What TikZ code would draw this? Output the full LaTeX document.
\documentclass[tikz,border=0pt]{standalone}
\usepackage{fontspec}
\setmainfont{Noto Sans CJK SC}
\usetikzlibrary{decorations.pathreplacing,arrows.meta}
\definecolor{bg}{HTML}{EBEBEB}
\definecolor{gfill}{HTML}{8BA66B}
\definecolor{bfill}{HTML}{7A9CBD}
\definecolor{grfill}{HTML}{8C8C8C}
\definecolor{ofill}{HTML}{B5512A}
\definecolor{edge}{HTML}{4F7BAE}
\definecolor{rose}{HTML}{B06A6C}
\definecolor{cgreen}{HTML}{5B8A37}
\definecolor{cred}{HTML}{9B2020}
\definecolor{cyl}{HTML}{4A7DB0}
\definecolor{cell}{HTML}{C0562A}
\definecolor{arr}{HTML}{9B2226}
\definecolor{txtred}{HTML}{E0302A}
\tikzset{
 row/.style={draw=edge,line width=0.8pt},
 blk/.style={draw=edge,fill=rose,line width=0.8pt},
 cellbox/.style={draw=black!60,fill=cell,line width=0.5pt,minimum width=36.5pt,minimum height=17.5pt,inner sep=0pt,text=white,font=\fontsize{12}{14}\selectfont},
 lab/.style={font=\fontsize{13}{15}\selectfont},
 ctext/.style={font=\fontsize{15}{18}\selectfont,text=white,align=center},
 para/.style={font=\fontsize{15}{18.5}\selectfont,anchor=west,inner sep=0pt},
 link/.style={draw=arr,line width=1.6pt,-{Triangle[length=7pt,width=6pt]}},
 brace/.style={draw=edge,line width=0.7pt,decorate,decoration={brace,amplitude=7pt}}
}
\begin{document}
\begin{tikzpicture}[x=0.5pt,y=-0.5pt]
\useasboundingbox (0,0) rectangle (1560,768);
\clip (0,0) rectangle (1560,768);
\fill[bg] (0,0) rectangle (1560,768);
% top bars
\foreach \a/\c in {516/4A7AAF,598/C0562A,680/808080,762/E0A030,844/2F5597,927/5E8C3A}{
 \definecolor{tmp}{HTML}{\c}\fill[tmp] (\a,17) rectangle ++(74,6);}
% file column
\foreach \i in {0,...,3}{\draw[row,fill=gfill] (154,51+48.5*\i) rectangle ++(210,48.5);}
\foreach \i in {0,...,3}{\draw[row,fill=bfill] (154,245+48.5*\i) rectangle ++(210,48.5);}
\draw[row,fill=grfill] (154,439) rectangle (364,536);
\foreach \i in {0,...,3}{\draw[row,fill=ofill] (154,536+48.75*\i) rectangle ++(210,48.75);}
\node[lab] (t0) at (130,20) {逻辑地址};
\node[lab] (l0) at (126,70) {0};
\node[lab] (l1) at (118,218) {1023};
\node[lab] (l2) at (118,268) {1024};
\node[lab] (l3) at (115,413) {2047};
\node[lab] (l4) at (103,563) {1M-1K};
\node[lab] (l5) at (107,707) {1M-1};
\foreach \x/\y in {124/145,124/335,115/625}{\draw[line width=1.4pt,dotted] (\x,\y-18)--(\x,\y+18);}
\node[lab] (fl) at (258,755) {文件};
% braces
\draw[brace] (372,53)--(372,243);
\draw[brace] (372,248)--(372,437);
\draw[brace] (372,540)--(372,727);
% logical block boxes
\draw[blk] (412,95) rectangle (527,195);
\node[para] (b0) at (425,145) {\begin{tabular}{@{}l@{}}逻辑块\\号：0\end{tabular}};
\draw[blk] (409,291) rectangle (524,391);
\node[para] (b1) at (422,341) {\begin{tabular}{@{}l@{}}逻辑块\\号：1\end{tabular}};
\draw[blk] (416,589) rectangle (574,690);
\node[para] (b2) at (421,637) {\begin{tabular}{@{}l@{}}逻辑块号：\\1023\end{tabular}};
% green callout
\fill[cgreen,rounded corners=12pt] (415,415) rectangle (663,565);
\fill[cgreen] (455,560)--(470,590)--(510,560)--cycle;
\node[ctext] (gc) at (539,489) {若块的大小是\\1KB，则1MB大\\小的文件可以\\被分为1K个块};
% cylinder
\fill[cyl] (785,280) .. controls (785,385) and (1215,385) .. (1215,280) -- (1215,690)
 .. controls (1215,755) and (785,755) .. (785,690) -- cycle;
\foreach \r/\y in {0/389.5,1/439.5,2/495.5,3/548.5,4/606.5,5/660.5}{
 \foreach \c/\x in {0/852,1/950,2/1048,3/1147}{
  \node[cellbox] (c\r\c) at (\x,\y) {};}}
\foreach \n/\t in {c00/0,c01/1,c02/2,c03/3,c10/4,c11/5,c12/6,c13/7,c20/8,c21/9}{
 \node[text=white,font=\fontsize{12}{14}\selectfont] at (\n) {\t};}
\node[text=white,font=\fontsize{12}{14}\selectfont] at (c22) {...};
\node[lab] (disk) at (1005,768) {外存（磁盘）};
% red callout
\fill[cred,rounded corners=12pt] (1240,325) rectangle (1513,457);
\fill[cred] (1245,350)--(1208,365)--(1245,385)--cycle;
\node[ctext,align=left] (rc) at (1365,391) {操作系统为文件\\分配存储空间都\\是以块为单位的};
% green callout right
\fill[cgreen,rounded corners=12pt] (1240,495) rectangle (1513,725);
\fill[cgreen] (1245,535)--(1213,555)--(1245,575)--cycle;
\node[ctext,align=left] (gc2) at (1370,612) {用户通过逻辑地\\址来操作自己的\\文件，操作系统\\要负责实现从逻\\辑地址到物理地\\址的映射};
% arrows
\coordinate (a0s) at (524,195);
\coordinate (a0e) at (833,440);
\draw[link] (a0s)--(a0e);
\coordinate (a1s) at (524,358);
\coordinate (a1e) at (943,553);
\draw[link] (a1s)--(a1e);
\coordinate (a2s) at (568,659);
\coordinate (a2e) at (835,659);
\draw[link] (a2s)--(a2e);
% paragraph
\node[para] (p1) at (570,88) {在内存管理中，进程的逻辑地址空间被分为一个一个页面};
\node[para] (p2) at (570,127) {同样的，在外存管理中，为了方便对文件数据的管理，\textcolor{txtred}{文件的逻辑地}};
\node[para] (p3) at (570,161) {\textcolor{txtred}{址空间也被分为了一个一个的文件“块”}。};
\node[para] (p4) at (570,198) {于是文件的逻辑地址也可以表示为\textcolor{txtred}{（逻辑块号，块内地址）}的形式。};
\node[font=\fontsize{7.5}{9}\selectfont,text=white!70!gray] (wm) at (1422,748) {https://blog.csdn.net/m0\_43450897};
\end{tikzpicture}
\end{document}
--------------------------------------------------
● **WHAT TO DO**: Give an exact copy of all the data shown above.

● **TASK ANSWER**:
What TikZ code would draw this? Output the full LaTeX document.
\documentclass[tikz,border=0pt]{standalone}
\usepackage{fontspec}
\setmainfont{Noto Sans CJK SC}
\usetikzlibrary{decorations.pathreplacing,arrows.meta}
\definecolor{bg}{HTML}{EBEBEB}
\definecolor{gfill}{HTML}{8BA66B}
\definecolor{bfill}{HTML}{7A9CBD}
\definecolor{grfill}{HTML}{8C8C8C}
\definecolor{ofill}{HTML}{B5512A}
\definecolor{edge}{HTML}{4F7BAE}
\definecolor{rose}{HTML}{B06A6C}
\definecolor{cgreen}{HTML}{5B8A37}
\definecolor{cred}{HTML}{9B2020}
\definecolor{cyl}{HTML}{4A7DB0}
\definecolor{cell}{HTML}{C0562A}
\definecolor{arr}{HTML}{9B2226}
\definecolor{txtred}{HTML}{E0302A}
\tikzset{
 row/.style={draw=edge,line width=0.8pt},
 blk/.style={draw=edge,fill=rose,line width=0.8pt},
 cellbox/.style={draw=black!60,fill=cell,line width=0.5pt,minimum width=36.5pt,minimum height=17.5pt,inner sep=0pt,text=white,font=\fontsize{12}{14}\selectfont},
 lab/.style={font=\fontsize{13}{15}\selectfont},
 ctext/.style={font=\fontsize{15}{18}\selectfont,text=white,align=center},
 para/.style={font=\fontsize{15}{18.5}\selectfont,anchor=west,inner sep=0pt},
 link/.style={draw=arr,line width=1.6pt,-{Triangle[length=7pt,width=6pt]}},
 brace/.style={draw=edge,line width=0.7pt,decorate,decoration={brace,amplitude=7pt}}
}
\begin{document}
\begin{tikzpicture}[x=0.5pt,y=-0.5pt]
\useasboundingbox (0,0) rectangle (1560,768);
\clip (0,0) rectangle (1560,768);
\fill[bg] (0,0) rectangle (1560,768);
% top bars
\foreach \a/\c in {516/4A7AAF,598/C0562A,680/808080,762/E0A030,844/2F5597,927/5E8C3A}{
 \definecolor{tmp}{HTML}{\c}\fill[tmp] (\a,17) rectangle ++(74,6);}
% file column
\foreach \i in {0,...,3}{\draw[row,fill=gfill] (154,51+48.5*\i) rectangle ++(210,48.5);}
\foreach \i in {0,...,3}{\draw[row,fill=bfill] (154,245+48.5*\i) rectangle ++(210,48.5);}
\draw[row,fill=grfill] (154,439) rectangle (364,536);
\foreach \i in {0,...,3}{\draw[row,fill=ofill] (154,536+48.75*\i) rectangle ++(210,48.75);}
\node[lab] (t0) at (130,20) {逻辑地址};
\node[lab] (l0) at (126,70) {0};
\node[lab] (l1) at (118,218) {1023};
\node[lab] (l2) at (118,268) {1024};
\node[lab] (l3) at (115,413) {2047};
\node[lab] (l4) at (103,563) {1M-1K};
\node[lab] (l5) at (107,707) {1M-1};
\foreach \x/\y in {124/145,124/335,115/625}{\draw[line width=1.4pt,dotted] (\x,\y-18)--(\x,\y+18);}
\node[lab] (fl) at (258,755) {文件};
% braces
\draw[brace] (372,53)--(372,243);
\draw[brace] (372,248)--(372,437);
\draw[brace] (372,540)--(372,727);
% logical block boxes
\draw[blk] (412,95) rectangle (527,195);
\node[para] (b0) at (425,145) {\begin{tabular}{@{}l@{}}逻辑块\\号：0\end{tabular}};
\draw[blk] (409,291) rectangle (524,391);
\node[para] (b1) at (422,341) {\begin{tabular}{@{}l@{}}逻辑块\\号：1\end{tabular}};
\draw[blk] (416,589) rectangle (574,690);
\node[para] (b2) at (421,637) {\begin{tabular}{@{}l@{}}逻辑块号：\\1023\end{tabular}};
% green callout
\fill[cgreen,rounded corners=12pt] (415,415) rectangle (663,565);
\fill[cgreen] (455,560)--(470,590)--(510,560)--cycle;
\node[ctext] (gc) at (539,489) {若块的大小是\\1KB，则1MB大\\小的文件可以\\被分为1K个块};
% cylinder
\fill[cyl] (785,280) .. controls (785,385) and (1215,385) .. (1215,280) -- (1215,690)
 .. controls (1215,755) and (785,755) .. (785,690) -- cycle;
\foreach \r/\y in {0/389.5,1/439.5,2/495.5,3/548.5,4/606.5,5/660.5}{
 \foreach \c/\x in {0/852,1/950,2/1048,3/1147}{
  \node[cellbox] (c\r\c) at (\x,\y) {};}}
\foreach \n/\t in {c00/0,c01/1,c02/2,c03/3,c10/4,c11/5,c12/6,c13/7,c20/8,c21/9}{
 \node[text=white,font=\fontsize{12}{14}\selectfont] at (\n) {\t};}
\node[text=white,font=\fontsize{12}{14}\selectfont] at (c22) {...};
\node[lab] (disk) at (1005,768) {外存（磁盘）};
% red callout
\fill[cred,rounded corners=12pt] (1240,325) rectangle (1513,457);
\fill[cred] (1245,350)--(1208,365)--(1245,385)--cycle;
\node[ctext,align=left] (rc) at (1365,391) {操作系统为文件\\分配存储空间都\\是以块为单位的};
% green callout right
\fill[cgreen,rounded corners=12pt] (1240,495) rectangle (1513,725);
\fill[cgreen] (1245,535)--(1213,555)--(1245,575)--cycle;
\node[ctext,align=left] (gc2) at (1370,612) {用户通过逻辑地\\址来操作自己的\\文件，操作系统\\要负责实现从逻\\辑地址到物理地\\址的映射};
% arrows
\coordinate (a0s) at (524,195);
\coordinate (a0e) at (833,440);
\draw[link] (a0s)--(a0e);
\coordinate (a1s) at (524,358);
\coordinate (a1e) at (943,553);
\draw[link] (a1s)--(a1e);
\coordinate (a2s) at (568,659);
\coordinate (a2e) at (835,659);
\draw[link] (a2s)--(a2e);
% paragraph
\node[para] (p1) at (570,88) {在内存管理中，进程的逻辑地址空间被分为一个一个页面};
\node[para] (p2) at (570,127) {同样的，在外存管理中，为了方便对文件数据的管理，\textcolor{txtred}{文件的逻辑地}};
\node[para] (p3) at (570,161) {\textcolor{txtred}{址空间也被分为了一个一个的文件“块”}。};
\node[para] (p4) at (570,198) {于是文件的逻辑地址也可以表示为\textcolor{txtred}{（逻辑块号，块内地址）}的形式。};
\node[font=\fontsize{7.5}{9}\selectfont,text=white!70!gray] (wm) at (1422,748) {https://blog.csdn.net/m0\_43450897};
\end{tikzpicture}
\end{document}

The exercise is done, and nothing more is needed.